Who can resist the ice cream man? Really--I honestly want to know. When I was little, I lived in a neighborhood full of kids and whenever we heard that music, we went running to our parents for ice cream money. Nothing's changed. On the 4th of July, the ice cream truck came down our street and part of my brain shut down, the part that tells me when I'm acting like an ass, and I went running out to the curb clutching my wallet, ready to splurge on a screwball and a nutty buddy.
This was a tactical mistake. Now the ice cream truck comes down our street on a daily basis. They know they have a captive audience.
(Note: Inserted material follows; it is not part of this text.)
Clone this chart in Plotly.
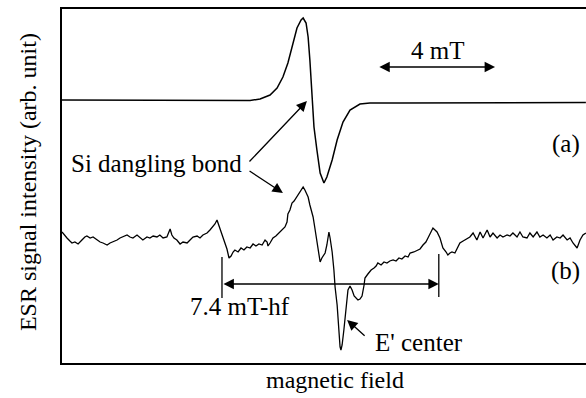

And it's sad because we have toddlers living all around us and they don't come out for ice cream as much as we do.
Also, we're convinced that the lady who drives the truck is on drugs. She's made up like Ms. Havisham and she's permanently out of it. As in, we're not sure she knows that she's selling ice cream from a truck. This suspicion is occasionally fueled by the fact that she never, ever has change, so she ends up on the curb with her purse on her lap, slowly counting change from her wallet, her violently colored lipstick seeping into her skin. She does, however, always try to hand out paper towels to little kids so their ice cream won't melt all over them.
Tonight I got a blue Bratz face bar--I'm sucker for the ones that have gum balls in there somwhere--and apparently the color got all over the place. I grinned at Lunchboy and he recoiled. "What?" I asked. "You look like a meth whore," he laughed, then kissed me loudly. That's me, the blue-mouthed drug whore.